Howard Reynolds and Lynda Hooker prep for the sixth annual Christmas benefit dinner that will be held Saturday in Blountville. Photo by David Grace.
BLOUNTVILLE — A unique benefit dinner for needy families will take place this Saturday.
What makes this benefit dinner so unique is it’s hosted by a group of family and friends. There is no set charge for the dinner, only donations are accepted. And every single penny raised will be spent on needy families for Christmas.
“We’re not a rich family, we’re just blessed,” said Howard Reynolds, spokesman for the event. “We just try and help out the community.”
The sixth annual Christmas benefit dinner will be held on Saturday at 4535 Highway 11-W, Blountville, Tenn.
The dinner will feature homemade barbecue with all the fixings. Reynolds was beginning preparation of the meat on Thursday.
The cooking will start today. Reynolds said he and a few friends would probably be up all night preparing the barbeque. He has even borrowed an RV so the cooks can snatch a few hours of sleep while slow cooking the meat.
On Saturday, the food will be served from 5 p.m. until 7 p.m. Reynolds said the food costs nothing, but donations are welcome.
“We’re not going to be looking at who donates what,” he said. “There will be a box sitting there and we’ll check it about every hour.”
After dinner is served, the band Ivy Road will take the stage at 7 p.m. and play until 10 p.m. Reynolds said Ivy Road is donating their time so every dollar donated can go to a family in need.
Along with the dinner, a silent auction will also take place. All the items in the auction were donated from local businesses and all the proceeds from the items go directly to helping a needy family.
Raffle tickets will also be sold for the chance to win a 42-inch flat screen television.
The benefit dinner started during the Christmas of 2008 when a friend of Reynolds suggested doing something for the community. Reynolds and his family quickly jumped on board to help.

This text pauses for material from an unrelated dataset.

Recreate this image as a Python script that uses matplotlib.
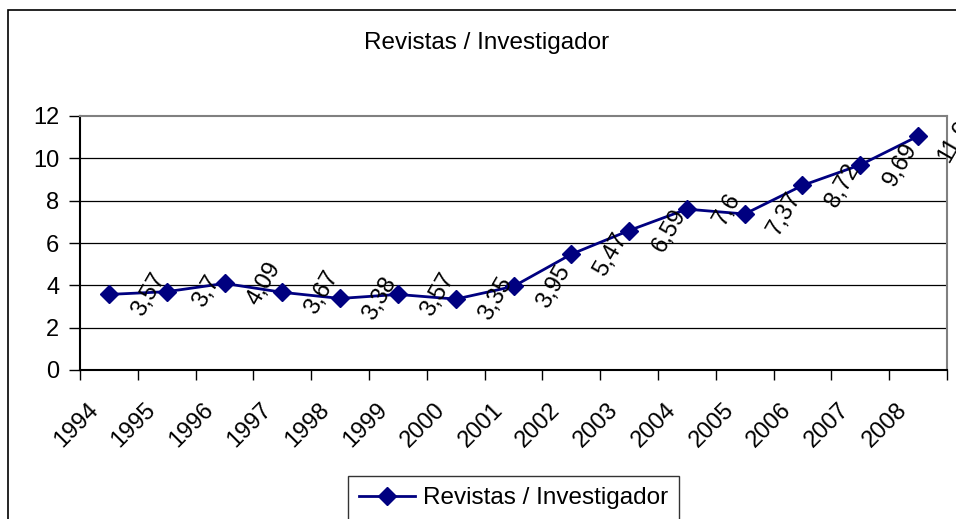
import numpy as np
import matplotlib
matplotlib.use('Agg')
import matplotlib.pyplot as plt
import matplotlib.transforms as mtransforms
from matplotlib.patches import Rectangle

years = ['1994', '1995', '1996', '1997', '1998', '1999', '2000', '2001',
         '2002', '2003', '2004', '2005', '2006', '2007', '2008']
revistas = [3.57, 3.7, 4.09, 3.67, 3.38, 3.57, 3.35, 3.95,
            5.47, 6.59, 7.6, 7.37, 8.72, 9.69, 11.05]
yticks = [0, 2, 4, 6, 8, 10, 12]

plt.rcParams['font.family'] = ['Liberation Sans', 'DejaVu Sans']
W, H = 956, 519
fs = 17
fig = plt.figure(figsize=(W / 100, H / 100), dpi=100)

# plot area in pixels: left 80, right 947, top 116, bottom 370
ax = fig.add_axes([80 / W, 1 - 370 / H, (947 - 80) / W, (370 - 116) / H])

x = np.arange(len(years))
line, = ax.plot(x, revistas, color='#000080', linewidth=2, marker='D',
                markersize=9, label='Revistas / Investigador', clip_on=False,
                zorder=3)

# data labels, rotated to the right of each point
for xi, v in zip(x, revistas):
    ax.annotate(('%g' % v).replace('.', ','), (xi, v), xytext=(40, 0),
                textcoords='offset pixels', ha='center', va='center',
                rotation=60, fontsize=fs, annotation_clip=False, zorder=4)

ax.set_xlim(-0.5, len(years) - 0.5)
ax.set_ylim(0, 12)
ax.set_yticks(yticks)
ax.set_yticklabels([str(t) for t in yticks], fontsize=fs)
ax.tick_params(axis='y', direction='out', length=8, width=1, color='black', pad=7)

ax.set_xticks(x)
ax.set_xticklabels(years, rotation=45, ha='right', rotation_mode='anchor',
                   fontsize=fs)
ax.tick_params(axis='x', which='major', length=0, pad=21)
shift = mtransforms.ScaledTranslation(-22 / 100, 0, fig.dpi_scale_trans)
for lab in ax.get_xticklabels():
    lab.set_transform(lab.get_transform() + shift)
ax.set_xticks(np.arange(-0.5, len(years)), minor=True)
ax.tick_params(axis='x', which='minor', direction='out', length=7, width=1,
               color='black')

for t in yticks[1:-1]:
    ax.axhline(t, color='black', linewidth=0.9, zorder=1)

ax.spines['left'].set_color('black')
ax.spines['bottom'].set_color('black')
ax.spines['top'].set_color('#808080')
ax.spines['right'].set_color('#808080')
for s in ax.spines.values():
    s.set_linewidth(1.5)

fig.text(487 / W, 1 - 43 / H, 'Revistas / Investigador', ha='center',
         va='center', fontsize=17.5)

leg = fig.legend(handles=[line], loc='center', bbox_to_anchor=(513.5 / W, 1 - 498 / H),
                 prop={'size': 17.5}, frameon=True, fancybox=False,
                 edgecolor='black', handlelength=2.3, handletextpad=0.35,
                 borderpad=0.45, borderaxespad=0)
leg.get_frame().set_linewidth(1)

# chart area border
fig.patches.append(Rectangle((8 / W, -0.05), 1.1, 1 - 10 / H + 0.05,
                             transform=fig.transFigure, fill=False,
                             edgecolor='black', linewidth=1.2))

fig.savefig('out.png', dpi=100)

He said the first dinner they raised maybe $1,200. Every year the benefit dinner seems to get bigger. Last year, the dinner fed around 280 people and raised $9,100. Over five years, organizers of the event have raised $50,000 for the community.
Reynolds wants to keep getting more money for families. So he said if they are able to raise $10,000, he will shave his head on stage.
Once all the donations have been collected, the shopping starts. Reynolds said the people who do the dinner learn about needy families from their friends.
Once they learn what a person needs, they go shopping. Reynolds said they try to personalize the shopping as much as they can. They always try to pick out a coat and a brand new outfit for children, along with toys of course.
He said young children are the easiest to shop for. He usually gets the teenagers and he said that can make it a little more challenging to find the kind of things they like.
He said some of the benefit money can also be used to help out families with an electric bill they’re having trouble paying or another bill they’re struggling with.
He said he usually goes and gets a cashier’s check to pay the bill.
Reynolds said the giving spirit comes from his father, who passed away in 2005.
He said this dinner reflects how he was raised.
“It’s our Christmas,” he said. “It’s a blessing. We weren’t raised any different.”